**Provided data**.
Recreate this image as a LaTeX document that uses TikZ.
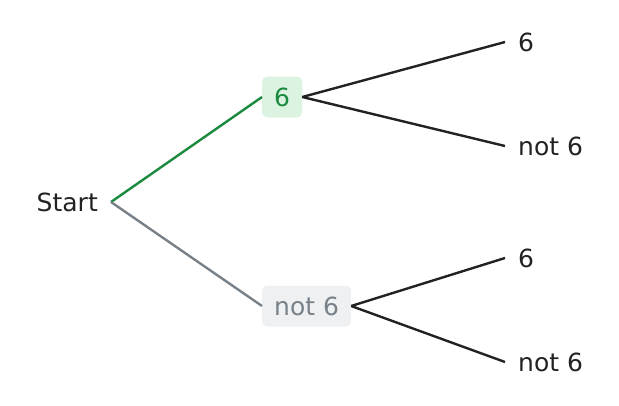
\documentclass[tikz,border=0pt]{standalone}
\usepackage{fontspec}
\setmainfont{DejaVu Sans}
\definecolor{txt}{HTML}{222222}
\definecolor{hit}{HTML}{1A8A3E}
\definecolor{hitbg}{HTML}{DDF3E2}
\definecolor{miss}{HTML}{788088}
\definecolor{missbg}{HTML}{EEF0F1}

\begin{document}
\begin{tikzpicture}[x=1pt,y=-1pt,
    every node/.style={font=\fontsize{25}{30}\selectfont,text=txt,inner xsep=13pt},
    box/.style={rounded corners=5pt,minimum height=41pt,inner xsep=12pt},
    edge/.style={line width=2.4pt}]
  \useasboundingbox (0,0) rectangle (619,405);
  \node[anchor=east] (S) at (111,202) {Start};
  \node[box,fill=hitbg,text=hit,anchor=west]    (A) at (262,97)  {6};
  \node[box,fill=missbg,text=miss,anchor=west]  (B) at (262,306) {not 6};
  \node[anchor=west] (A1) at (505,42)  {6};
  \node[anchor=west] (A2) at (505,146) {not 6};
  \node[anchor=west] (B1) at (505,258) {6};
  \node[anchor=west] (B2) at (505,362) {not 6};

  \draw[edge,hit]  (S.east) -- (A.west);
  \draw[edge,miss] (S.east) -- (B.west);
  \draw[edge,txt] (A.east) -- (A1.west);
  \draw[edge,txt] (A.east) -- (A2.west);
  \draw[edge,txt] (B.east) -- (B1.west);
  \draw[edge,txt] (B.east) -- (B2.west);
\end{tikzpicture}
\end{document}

**What you are asked to do**. Repeat the material above word for word, please, apart from its images.

**Reply to the task**.
Recreate this image as a LaTeX document that uses TikZ.
\documentclass[tikz,border=0pt]{standalone}
\usepackage{fontspec}
\setmainfont{DejaVu Sans}
\definecolor{txt}{HTML}{222222}
\definecolor{hit}{HTML}{1A8A3E}
\definecolor{hitbg}{HTML}{DDF3E2}
\definecolor{miss}{HTML}{788088}
\definecolor{missbg}{HTML}{EEF0F1}

\begin{document}
\begin{tikzpicture}[x=1pt,y=-1pt,
    every node/.style={font=\fontsize{25}{30}\selectfont,text=txt,inner xsep=13pt},
    box/.style={rounded corners=5pt,minimum height=41pt,inner xsep=12pt},
    edge/.style={line width=2.4pt}]
  \useasboundingbox (0,0) rectangle (619,405);
  \node[anchor=east] (S) at (111,202) {Start};
  \node[box,fill=hitbg,text=hit,anchor=west]    (A) at (262,97)  {6};
  \node[box,fill=missbg,text=miss,anchor=west]  (B) at (262,306) {not 6};
  \node[anchor=west] (A1) at (505,42)  {6};
  \node[anchor=west] (A2) at (505,146) {not 6};
  \node[anchor=west] (B1) at (505,258) {6};
  \node[anchor=west] (B2) at (505,362) {not 6};

  \draw[edge,hit]  (S.east) -- (A.west);
  \draw[edge,miss] (S.east) -- (B.west);
  \draw[edge,txt] (A.east) -- (A1.west);
  \draw[edge,txt] (A.east) -- (A2.west);
  \draw[edge,txt] (B.east) -- (B1.west);
  \draw[edge,txt] (B.east) -- (B2.west);
\end{tikzpicture}
\end{document}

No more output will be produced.